- [WHAT TO WORK ON] Consider the data that follows and state how many lines contain the string "drawn", using the number alone.

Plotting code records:
◇ ◇ ◇
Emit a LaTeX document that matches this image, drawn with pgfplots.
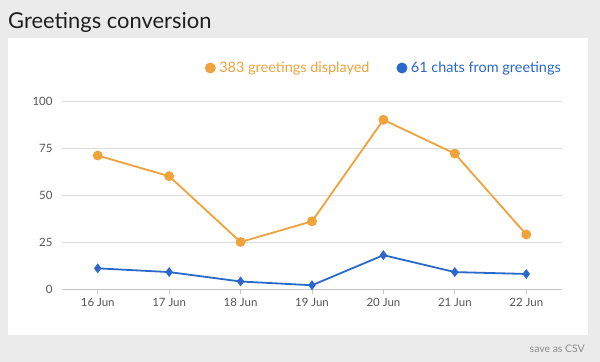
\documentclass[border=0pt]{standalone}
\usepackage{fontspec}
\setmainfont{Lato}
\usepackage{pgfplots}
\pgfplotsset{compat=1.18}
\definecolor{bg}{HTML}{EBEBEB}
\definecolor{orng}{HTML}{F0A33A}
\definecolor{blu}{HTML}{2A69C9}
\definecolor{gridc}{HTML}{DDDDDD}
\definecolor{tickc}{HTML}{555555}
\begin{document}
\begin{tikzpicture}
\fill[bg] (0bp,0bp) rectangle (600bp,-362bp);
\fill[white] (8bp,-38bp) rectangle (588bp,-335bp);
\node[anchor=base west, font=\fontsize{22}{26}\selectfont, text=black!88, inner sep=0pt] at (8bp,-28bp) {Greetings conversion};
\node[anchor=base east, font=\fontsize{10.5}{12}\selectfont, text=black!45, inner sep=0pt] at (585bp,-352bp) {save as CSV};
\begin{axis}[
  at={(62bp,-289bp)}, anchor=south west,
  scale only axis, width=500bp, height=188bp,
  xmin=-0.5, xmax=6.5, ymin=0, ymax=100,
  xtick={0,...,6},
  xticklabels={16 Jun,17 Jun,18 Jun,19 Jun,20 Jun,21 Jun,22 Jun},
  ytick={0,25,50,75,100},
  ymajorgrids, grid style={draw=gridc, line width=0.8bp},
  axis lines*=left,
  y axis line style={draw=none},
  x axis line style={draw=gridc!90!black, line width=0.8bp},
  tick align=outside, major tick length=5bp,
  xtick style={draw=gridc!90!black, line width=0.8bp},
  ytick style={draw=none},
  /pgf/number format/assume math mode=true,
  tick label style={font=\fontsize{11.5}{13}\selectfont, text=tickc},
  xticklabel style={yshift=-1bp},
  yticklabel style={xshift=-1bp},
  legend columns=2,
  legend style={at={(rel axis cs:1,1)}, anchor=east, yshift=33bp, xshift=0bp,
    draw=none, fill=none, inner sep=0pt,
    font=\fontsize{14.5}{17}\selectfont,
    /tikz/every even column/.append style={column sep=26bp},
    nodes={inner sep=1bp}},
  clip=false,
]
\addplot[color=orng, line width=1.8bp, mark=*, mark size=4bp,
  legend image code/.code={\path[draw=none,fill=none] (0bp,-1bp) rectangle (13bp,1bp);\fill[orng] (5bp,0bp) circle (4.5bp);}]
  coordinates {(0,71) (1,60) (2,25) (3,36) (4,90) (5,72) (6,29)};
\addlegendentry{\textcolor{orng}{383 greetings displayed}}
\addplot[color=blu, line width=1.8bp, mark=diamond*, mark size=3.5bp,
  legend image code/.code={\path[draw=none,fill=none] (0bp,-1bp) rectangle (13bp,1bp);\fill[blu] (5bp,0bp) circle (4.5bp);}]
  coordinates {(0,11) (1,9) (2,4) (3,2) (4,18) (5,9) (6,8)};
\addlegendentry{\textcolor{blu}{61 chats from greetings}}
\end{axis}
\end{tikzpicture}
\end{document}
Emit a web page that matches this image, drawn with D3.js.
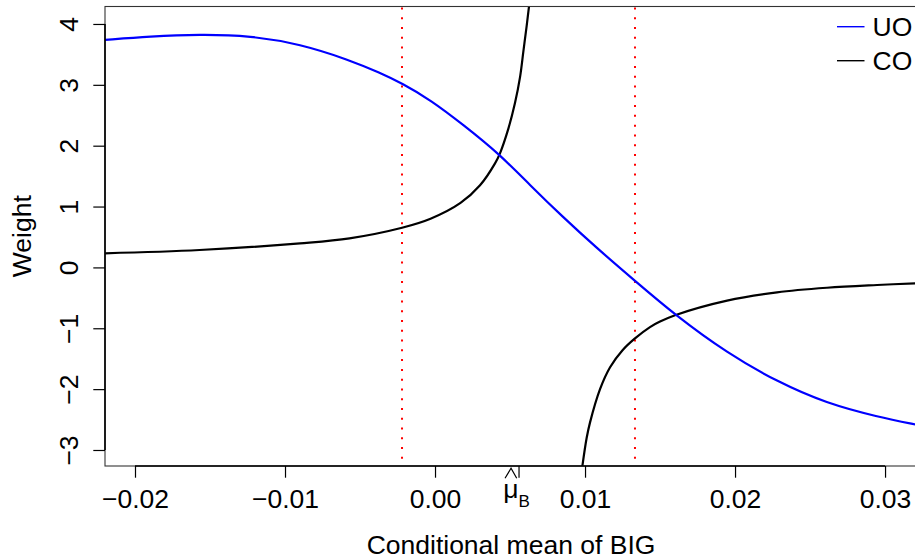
◇ ◇ ◇
- [REPLY] 2